1369276b · Eric Hambro · 299d5af8 · 1369276b
Commit 1369276b authored 3 years ago by Eric Hambro
--- a/rollout.py
+++ b/rollout.py
@@ -27,10 +27,9 @@ def run_batched_rollout(batched_env, agent):
    dones = [False for _ in range(num_envs)]
    infos = [{} for _ in range(num_envs)]
-    # We assign each environment a fixed number of episodes at the start
+    # We mark at the start of each episode if we are 'counting it'
-    envs_each = NUM_ASSESSMENTS // num_envs
+    active_envs = [i < NUM_ASSESSMENTS for i in range(num_envs)]

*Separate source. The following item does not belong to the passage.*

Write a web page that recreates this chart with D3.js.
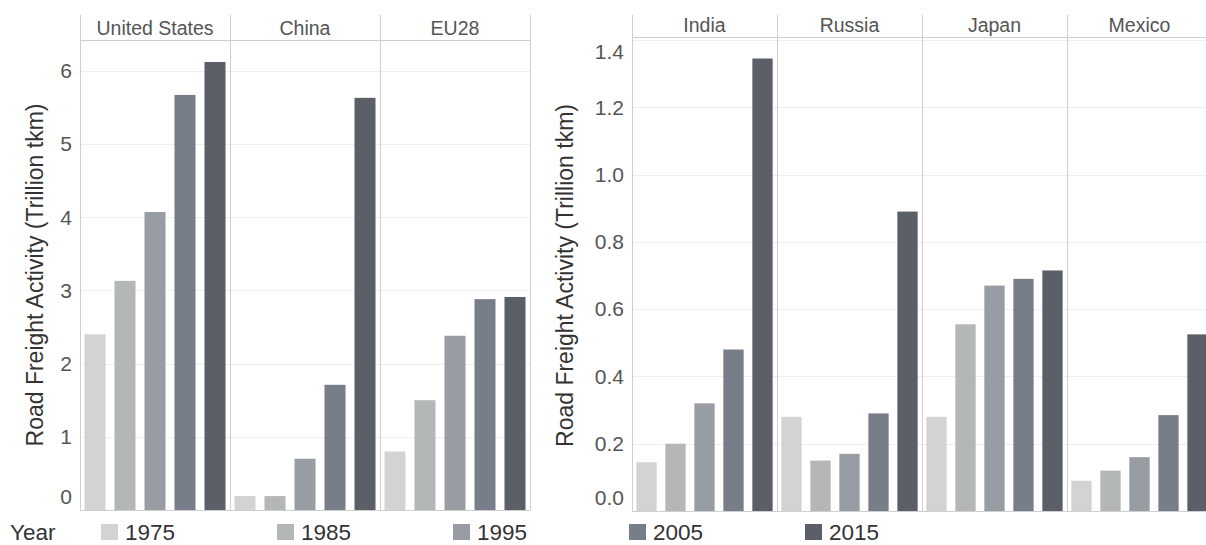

-    remainders = NUM_ASSESSMENTS % num_envs
+    num_remaining = NUM_ASSESSMENTS - sum(active_envs)
-    episodes = [envs_each + int(i < remainders) for i in range(num_envs)]
    episode_count = 0
    pbar = tqdm(total=NUM_ASSESSMENTS)
@@ -49,12 +48,17 @@ def run_batched_rollout(batched_env, agent):
        for done_idx in np.where(dones)[0]:
            observations[done_idx] = batched_env.single_env_reset(done_idx)
-            if episodes[done_idx] > 0:
+            if active_envs[done_idx]:
+                # We were 'counting' this episode
                all_returns.append(returns[done_idx])
-                returns[done_idx] = 0.0
-                episodes[done_idx] -= 1
                episode_count += 1
+                active_envs[done_idx] = (num_remaining > 0)
+                num_remaining -= 1
                pbar.update(1)
+            returns[done_idx] = 0.0
    return all_returns
 if __name__ == "__main__":